Located at 118 Main St. E. in Grimsby, a new child-care centre by Strive Niagara marks its growth into Niagara’s west end.
The ribbon cutting for the new Margaret Jarrell Centre took place on May 11, with members of the community, and the board, in attendance.
Strive Niagara is a program that helps adolescent parents finish school. It does this by supporting the parents in any way it can, including helping them co-ordinate child care.
Tracy Belcastro, Strive Niagara’s executive director, explained that they have sites in Welland and St. Catharines, and a partnership program in Niagara Falls.
But when they saw the opportunity to expand westward, they had to take it.
“We have an EarlyON centre in Grimsby, but not licensed child care,” she said, explaining that the centre will mostly be used for working families for now, and will expand to include young families.
As of now, Belcastro said they’re already at capacity. While that could change in September as kids go back to school, Belcastro said in general Niagara needs more child-care options.
“We need more child-care spots in Niagara, for sure,” she said. “There are large wait-lists for all programs.”
The secret to Strive’s child care, she said, is that it works with whole families and not just the children.
“We pride ourselves on quality child care and building great relationships with the families,” Belcastro said. “So we don’t just look at it as the children, but we look at it holistically where we encompass the whole family. So in other words, we believe in parent engagement, so in order to support the child properly, we have to have that relationship with parents so we know what’s going on with the child.”
The new centre is named after Margaret Jarrell, Strive’s founder.
In the ’80s, Jarrell was the affirmative action employment equity co-ordinator for what was then known as the Lincoln County Board of Education. In 1989, she read a report called “Teenagers Becoming Parents: A Niagara Perspective.”
“That report said that teenage mothers were unable to access child care, so they were living alone in poverty and they were not going to finish school,” she recalled. “Their children would enter school alone, lagging already by like a year and a half in social development. And there was lots of data about women who had previously been through these circumstances, and had a very fragile relationship with the workforce, because of their low educational skill level, and so condemning the two of them to life of poverty.”
With her team, Jarrell advocated to start what is now known as Strive, to assist these young mothers and break the cycle.

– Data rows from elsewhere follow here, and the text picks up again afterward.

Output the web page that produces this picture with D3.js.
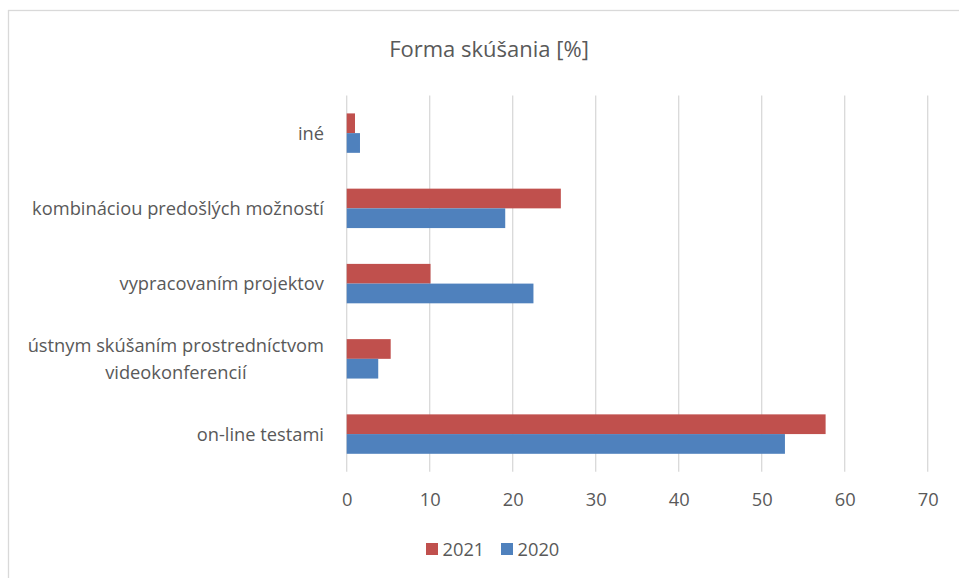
<!DOCTYPE html>
<html>
<head>
<meta charset="utf-8">
<script src="https://cdn.jsdelivr.net/npm/d3@7"></script>
<style>
  body { margin: 0; background: #fff; }
  svg { display: block; font-family: "Open Sans", sans-serif; }
  .tick-label, .cat-label, .legend-label { fill: #595959; font-size: 18.3px; }
  .title { fill: #595959; font-size: 22px; }
</style>
</head>
<body>
<div id="chart"></div>
<script>
// categories from top to bottom, as drawn
const categories = [
  'iné ',
  'kombináciou predošlých možností',
  'vypracovaním projektov',
  'ústnym skúšaním prostredníctvom videokonferencií',
  'on-line testami'
];
const seriesNames = ['2021', '2020'];
const values2021 = [1.0, 25.8, 10.1, 5.3, 57.7];
const values2020 = [1.6, 19.1, 22.5, 3.8, 52.8];
const xTicks = [0, 10, 20, 30, 40, 50, 60, 70];
const colors = { '2021': '#c0504d', '2020': '#4f81bd' };

const svgWidth = 959, svgHeight = 578;
const plot = { left: 346.7, right: 927.7, top: 95.5, bottom: 471.7 };

const svg = d3.select('#chart').append('svg')
  .attr('width', svgWidth)
  .attr('height', svgHeight);

// chart area border (runs off the right and bottom edges)
svg.append('rect')
  .attr('x', 8.5).attr('y', 10.5)
  .attr('width', 1000).attr('height', 1000)
  .attr('fill', 'none')
  .attr('stroke', '#d9d9d9')
  .attr('stroke-width', 1.3);

svg.append('text')
  .attr('class', 'title')
  .attr('x', 489).attr('y', 57)
  .attr('text-anchor', 'middle')
  .text('Forma skúšania [%]');

const x = d3.scaleLinear().domain([0, 70]).range([plot.left, plot.right]);
const y = d3.scaleBand().domain(categories)
  .range([plot.top, plot.bottom])
  .paddingInner(0.476)
  .paddingOuter(0.238);
const ySub = d3.scaleBand().domain(seriesNames).range([0, y.bandwidth()]);

// gridlines
svg.append('g')
  .selectAll('line')
  .data(xTicks)
  .join('line')
  .attr('x1', d => x(d)).attr('x2', d => x(d))
  .attr('y1', plot.top).attr('y2', plot.bottom)
  .attr('stroke', '#d9d9d9')
  .attr('stroke-width', 1.3);

// x axis labels
const xAxis = d3.axisBottom(x).tickValues(xTicks).tickSize(0).tickPadding(0);
const gx = svg.append('g')
  .attr('transform', 'translate(0,' + plot.bottom + ')')
  .call(xAxis)
  .attr('font-family', null)
  .attr('font-size', null);
gx.select('.domain').remove();
gx.selectAll('text')
  .attr('class', 'tick-label')
  .attr('dy', null)
  .attr('y', 34)
  .attr('fill', null);

// bars
const rows = categories.map((c, i) => ({ cat: c, '2021': values2021[i], '2020': values2020[i] }));
const groups = svg.append('g')
  .selectAll('g')
  .data(rows)
  .join('g')
  .attr('transform', d => 'translate(0,' + y(d.cat) + ')');

groups.selectAll('rect')
  .data(d => seriesNames.map(s => ({ key: s, value: d[s] })))
  .join('rect')
  .attr('x', x(0))
  .attr('y', d => ySub(d.key))
  .attr('width', d => x(d.value) - x(0))
  .attr('height', ySub.bandwidth())
  .attr('fill', d => colors[d.key]);

// category labels, wrapped and centred as a right-aligned block
const labelRight = 324, maxLabelWidth = 320, lineHeight = 27;
const labels = svg.append('g');
categories.forEach(cat => {
  const t = labels.append('text').attr('class', 'cat-label').attr('text-anchor', 'middle');
  const words = cat.trim().split(' ');
  let lines = [], line = [];
  const probe = t.append('tspan');
  words.forEach(w => {
    const test = line.concat(w).join(' ');
    probe.text(test);
    if (probe.node().getComputedTextLength() > maxLabelWidth && line.length) {
      lines.push(line.join(' '));
      line = [w];
    } else {
      line.push(w);
    }
  });
  lines.push(line.join(' '));
  let blockWidth = 0;
  lines.forEach(l => {
    probe.text(l);
    blockWidth = Math.max(blockWidth, probe.node().getComputedTextLength());
  });
  probe.remove();
  const cy = y(cat) + y.bandwidth() / 2;
  const cx = labelRight - blockWidth / 2;
  lines.forEach((l, i) => {
    t.append('tspan')
      .attr('x', cx)
      .attr('y', cy - (lines.length - 1) * lineHeight / 2 + i * lineHeight + 6.5)
      .text(l);
  });
});

// legend
const legend = svg.append('g').attr('transform', 'translate(426,543)');
const legendItems = legend.selectAll('g')
  .data(seriesNames)
  .join('g')
  .attr('transform', (d, i) => 'translate(' + i * 75 + ',0)');
legendItems.append('rect')
  .attr('width', 12).attr('height', 12)
  .attr('fill', d => colors[d]);
legendItems.append('text')
  .attr('class', 'legend-label')
  .attr('x', 16.5).attr('y', 13)
  .text(d => d);
</script>
</body>
</html>
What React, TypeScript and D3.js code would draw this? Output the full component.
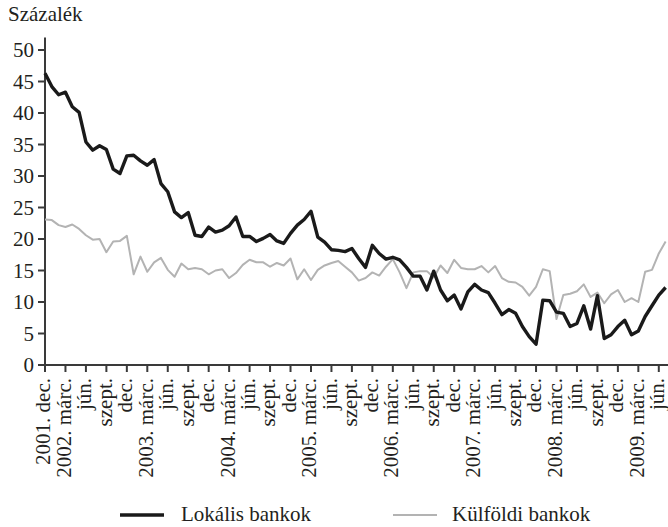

“People can avoid pregnancy, but if you grow up in domestic violence, if you have a role model of young parenting, then there’s lots of circumstances, and about 50 per cent of them would have grown up in very chaotic environments that made it hard to learn,” she said. “They felt they couldn’t do school, and their only option was to become a mother and they chose to be a mother without understanding the full implications of that decision.”
Over the years, Jarrell remembers seeing the women who went through Strive’s program succeed.
She recalled a 16-year-old girl who entered the program with only two high school credits. She was able to graduate high school, attend post secondary, become a professor herself, and eventually the child she had when she was a teen was given a full scholarship to university.
“I just think that people should know that if you’re feeling a little bit judgmental about the circumstances someone finds themselves in, overcome that and make yourself a better person by providing support or reaching your own hand out to help,” she said.